For years the global parental mantra has been to tell our youngsters to fear everything and everyone in the belief that they will remain safe if they do so. But these days, more and more kids are growing up locked up at home - virtual prisoners trying to develop in a virtual childhood. Stories of snatched 3-year-olds, 10-year-olds getting gunned down after soccer practice and school stabbings have all fed our paranoia, but now we are being told that we may be harming our kids more than helping them.

Children are unable to distinguish between teasing and bullying at school - each one bringing on a victim's mentality. Innocent relationships with strangers are no longer formed because every child growing up in this modern world believes that every friendly adult is a potential pedophile. Perhaps while trying to do right by our child we are doing something terribly wrong for the adult he or she will become.

In other words we are churning out wet, insecure and fearful people. Adults who will be incapable of free thought and brave actions. Play and independence are vital to the healthy development of children. Yet we will not let them climb trees or walk home from school alone. In some schools, soccer balls are not allowed because of potential injury and sports days are run so that no one wins or loses in case we make a weak child feel bad.

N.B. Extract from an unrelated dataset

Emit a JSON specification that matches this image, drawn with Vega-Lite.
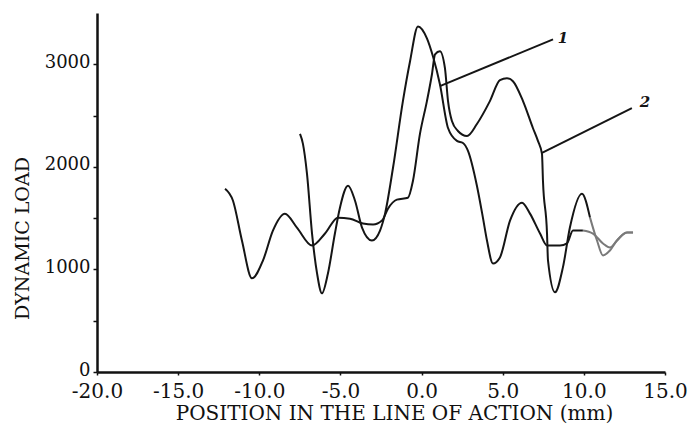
{
  "$schema": "https://vega.github.io/schema/vega-lite/v6.json",
  "width": 568,
  "height": 359,
  "autosize": "none",
  "padding": {"left": 97, "top": 13, "right": 25, "bottom": 68},
  "background": "white",
  "config": {
    "view": {"stroke": null},
    "font": "DejaVu Serif",
    "axis": {"grid": false, "domainColor": "#111", "tickColor": "#111", "labelColor": "#111", "titleColor": "#111", "labelFont": "DejaVu Serif", "titleFont": "DejaVu Serif", "titleFontWeight": "normal"}
  },
  "layer": [
    {
      "data": {"values": [
        {"s": "A1", "t": "dark", "x": -12.11, "y": 1787},
        {"s": "A1", "t": "dark", "x": -11.62, "y": 1670},
        {"s": "A1", "t": "dark", "x": -11.07, "y": 1282},
        {"s": "A1", "t": "dark", "x": -10.45, "y": 913},
        {"s": "A1", "t": "dark", "x": -9.77, "y": 1088},
        {"s": "A1", "t": "dark", "x": -9.16, "y": 1379},
        {"s": "A1", "t": "dark", "x": -8.42, "y": 1544},
        {"s": "A1", "t": "dark", "x": -7.68, "y": 1408},
        {"s": "A1", "t": "dark", "x": -6.75, "y": 1233},
        {"s": "A1", "t": "dark", "x": -5.95, "y": 1350},
        {"s": "A1", "t": "dark", "x": -5.15, "y": 1505},
        {"s": "A1", "t": "dark", "x": -4.41, "y": 1495},
        {"s": "A1", "t": "dark", "x": -3.61, "y": 1447},
        {"s": "A1", "t": "dark", "x": -2.99, "y": 1437},
        {"s": "A1", "t": "dark", "x": -2.44, "y": 1476},
        {"s": "A1", "t": "dark", "x": -2.07, "y": 1592},
        {"s": "A1", "t": "dark", "x": -1.52, "y": 1680},
        {"s": "A1", "t": "dark", "x": -0.84, "y": 1699},
        {"s": "A1", "t": "dark", "x": -0.53, "y": 1864},
        {"s": "A1", "t": "dark", "x": -0.10, "y": 2321},
        {"s": "A1", "t": "dark", "x": 0.33, "y": 2641},
        {"s": "A1", "t": "dark", "x": 0.64, "y": 2903},
        {"s": "A1", "t": "dark", "x": 0.83, "y": 3097},
        {"s": "A1", "t": "dark", "x": 1.13, "y": 3127},
        {"s": "A1", "t": "dark", "x": 1.44, "y": 2962},
        {"s": "A1", "t": "dark", "x": 1.63, "y": 2641},
        {"s": "A1", "t": "dark", "x": 1.87, "y": 2447},
        {"s": "A1", "t": "dark", "x": 2.24, "y": 2350},
        {"s": "A1", "t": "dark", "x": 2.80, "y": 2301},
        {"s": "A1", "t": "dark", "x": 3.41, "y": 2418},
        {"s": "A1", "t": "dark", "x": 4.21, "y": 2641},
        {"s": "A1", "t": "dark", "x": 4.83, "y": 2845},
        {"s": "A1", "t": "dark", "x": 5.26, "y": 2864},
        {"s": "A1", "t": "dark", "x": 5.63, "y": 2835},
        {"s": "A1", "t": "dark", "x": 6.25, "y": 2641},
        {"s": "A1", "t": "dark", "x": 6.86, "y": 2379},
        {"s": "A1", "t": "dark", "x": 7.17, "y": 2253},
        {"s": "A1", "t": "dark", "x": 7.42, "y": 2126},
        {"s": "A1", "t": "dark", "x": 7.48, "y": 1864},
        {"s": "A1", "t": "dark", "x": 7.73, "y": 1350},
        {"s": "A1", "t": "dark", "x": 7.79, "y": 1088},
        {"s": "A1", "t": "dark", "x": 8.22, "y": 777},
        {"s": "A1", "t": "dark", "x": 8.71, "y": 1020},
        {"s": "A1", "t": "dark", "x": 9.14, "y": 1408},
        {"s": "A1", "t": "dark", "x": 9.88, "y": 1738},
        {"s": "A1", "t": "dark", "x": 10.38, "y": 1505},
        {"s": "A2", "t": "grey", "x": 10.38, "y": 1505},
        {"s": "A2", "t": "grey", "x": 10.81, "y": 1282},
        {"s": "A2", "t": "grey", "x": 11.18, "y": 1136},
        {"s": "A2", "t": "grey", "x": 11.61, "y": 1185},
        {"s": "A2", "t": "grey", "x": 12.04, "y": 1282},
        {"s": "A2", "t": "grey", "x": 12.66, "y": 1359},
        {"s": "A2", "t": "grey", "x": 13.03, "y": 1359},
        {"s": "B1", "t": "dark", "x": -7.49, "y": 2321},
        {"s": "B1", "t": "dark", "x": -7.31, "y": 2224},
        {"s": "B1", "t": "dark", "x": -7.06, "y": 1932},
        {"s": "B1", "t": "dark", "x": -6.75, "y": 1350},
        {"s": "B1", "t": "dark", "x": -6.44, "y": 961},
        {"s": "B1", "t": "dark", "x": -6.14, "y": 767},
        {"s": "B1", "t": "dark", "x": -5.77, "y": 961},
        {"s": "B1", "t": "dark", "x": -5.34, "y": 1350},
        {"s": "B1", "t": "dark", "x": -5.03, "y": 1602},
        {"s": "B1", "t": "dark", "x": -4.53, "y": 1816},
        {"s": "B1", "t": "dark", "x": -4.10, "y": 1670},
        {"s": "B1", "t": "dark", "x": -3.67, "y": 1408},
        {"s": "B1", "t": "dark", "x": -3.06, "y": 1282},
        {"s": "B1", "t": "dark", "x": -2.56, "y": 1379},
        {"s": "B1", "t": "dark", "x": -2.25, "y": 1544},
        {"s": "B1", "t": "dark", "x": -1.76, "y": 1991},
        {"s": "B1", "t": "dark", "x": -1.15, "y": 2641},
        {"s": "B1", "t": "dark", "x": -0.71, "y": 3030},
        {"s": "B1", "t": "dark", "x": -0.22, "y": 3369},
        {"s": "B1", "t": "dark", "x": 0.33, "y": 3253},
        {"s": "B1", "t": "dark", "x": 0.70, "y": 3078},
        {"s": "B1", "t": "dark", "x": 1.13, "y": 2806},
        {"s": "B1", "t": "dark", "x": 1.63, "y": 2379},
        {"s": "B1", "t": "dark", "x": 2.18, "y": 2253},
        {"s": "B1", "t": "dark", "x": 2.55, "y": 2233},
        {"s": "B1", "t": "dark", "x": 2.86, "y": 2156},
        {"s": "B1", "t": "dark", "x": 3.41, "y": 1816},
        {"s": "B1", "t": "dark", "x": 3.78, "y": 1505},
        {"s": "B1", "t": "dark", "x": 4.03, "y": 1282},
        {"s": "B1", "t": "dark", "x": 4.40, "y": 1058},
        {"s": "B1", "t": "dark", "x": 4.83, "y": 1117},
        {"s": "B1", "t": "dark", "x": 5.45, "y": 1476},
        {"s": "B1", "t": "dark", "x": 6.19, "y": 1651},
        {"s": "B1", "t": "dark", "x": 6.68, "y": 1544},
        {"s": "B1", "t": "dark", "x": 7.30, "y": 1350},
        {"s": "B1", "t": "dark", "x": 7.73, "y": 1233},
        {"s": "B1", "t": "dark", "x": 8.53, "y": 1233},
        {"s": "B1", "t": "dark", "x": 8.96, "y": 1253},
        {"s": "B1", "t": "dark", "x": 9.33, "y": 1379},
        {"s": "B1", "t": "dark", "x": 9.94, "y": 1379},
        {"s": "B2", "t": "grey", "x": 9.94, "y": 1379},
        {"s": "B2", "t": "grey", "x": 10.56, "y": 1350},
        {"s": "B2", "t": "grey", "x": 11.18, "y": 1253},
        {"s": "B2", "t": "grey", "x": 11.61, "y": 1214},
        {"s": "B2", "t": "grey", "x": 12.04, "y": 1282},
        {"s": "B2", "t": "grey", "x": 12.66, "y": 1359},
        {"s": "B2", "t": "grey", "x": 13.03, "y": 1359}
      ]},
      "mark": {"type": "line", "strokeWidth": 2, "interpolate": "monotone"},
      "encoding": {
        "x": {
          "field": "x", "type": "quantitative",
          "scale": {"domain": [-20, 15], "nice": false, "zero": false},
          "axis": {
            "values": [-20, -15, -10, -5, 0, 5, 10, 15],
            "labelExpr": "datum.value < 0 ? '-' + format(-datum.value, '.1f') : format(datum.value, '.1f')",
            "labelFontSize": 20, "tickSize": 3, "labelPadding": 6, "domainWidth": 2.5, "tickWidth": 1.5, "labelFlush": false,
            "title": "POSITION IN THE LINE OF ACTION (mm)", "titleFontSize": 20,
            "titleX": 297, "titleY": 41, "titleAlign": "center", "titleBaseline": "middle", "titleAnchor": null
          }
        },
        "y": {
          "field": "y", "type": "quantitative",
          "scale": {"domain": [0, 3500], "nice": false, "zero": true},
          "axis": {
            "values": [0, 500, 1000, 1500, 2000, 2500, 3000],
            "labelExpr": "datum.value % 1000 == 0 ? format(datum.value, 'd') : ''",
            "labelFontSize": 18, "tickSize": 4, "labelPadding": 3, "labelOffset": -2, "domainWidth": 2.5, "tickWidth": 1.5, "labelFlush": false,
            "title": "DYNAMIC LOAD", "titleFontSize": 19,
            "titleX": -75, "titleY": 225, "titleAngle": -90, "titleAlign": "center", "titleBaseline": "middle", "titleAnchor": null
          }
        },
        "detail": {"field": "s"},
        "color": {"field": "t", "type": "nominal", "scale": {"domain": ["dark", "grey"], "range": ["#151515", "#7a7a7a"]}, "legend": null}
      }
    },
    {
      "data": {"values": [
        {"x": 1.13, "y": 2787, "x2": 8.10, "y2": 3243},
        {"x": 7.42, "y": 2136, "x2": 12.96, "y2": 2573}
      ]},
      "mark": {"type": "rule", "strokeWidth": 2, "color": "#151515"},
      "encoding": {
        "x": {"field": "x", "type": "quantitative"},
        "y": {"field": "y", "type": "quantitative"},
        "x2": {"field": "x2"},
        "y2": {"field": "y2"}
      }
    },
    {
      "data": {"values": [
        {"x": 8.71, "y": 3253, "label": "1"},
        {"x": 13.76, "y": 2631, "label": "2"}
      ]},
      "mark": {"type": "text", "fontSize": 15, "fontStyle": "italic", "fontWeight": "bold", "font": "DejaVu Serif", "color": "#151515", "align": "center", "baseline": "middle"},
      "encoding": {
        "x": {"field": "x", "type": "quantitative"},
        "y": {"field": "y", "type": "quantitative"},
        "text": {"field": "label"}
      }
    }
  ]
}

Competition is being abolished in childhood - but a productive adult must be prepared to compete for work and love. Unless we do something now, our children will fail as grown ups - not only for themselves but for us too, as we age and hand the economy over to them to run.

Our fear is unfairly poisoning our children. Protection is good. Teaching self preservation is vital, but removing all danger cannot ever be the best thing we can do. We learned by our own mistakes. We grew to understand the difference between acceptable and unacceptable danger. Isn't it time we trusted our children to do the same?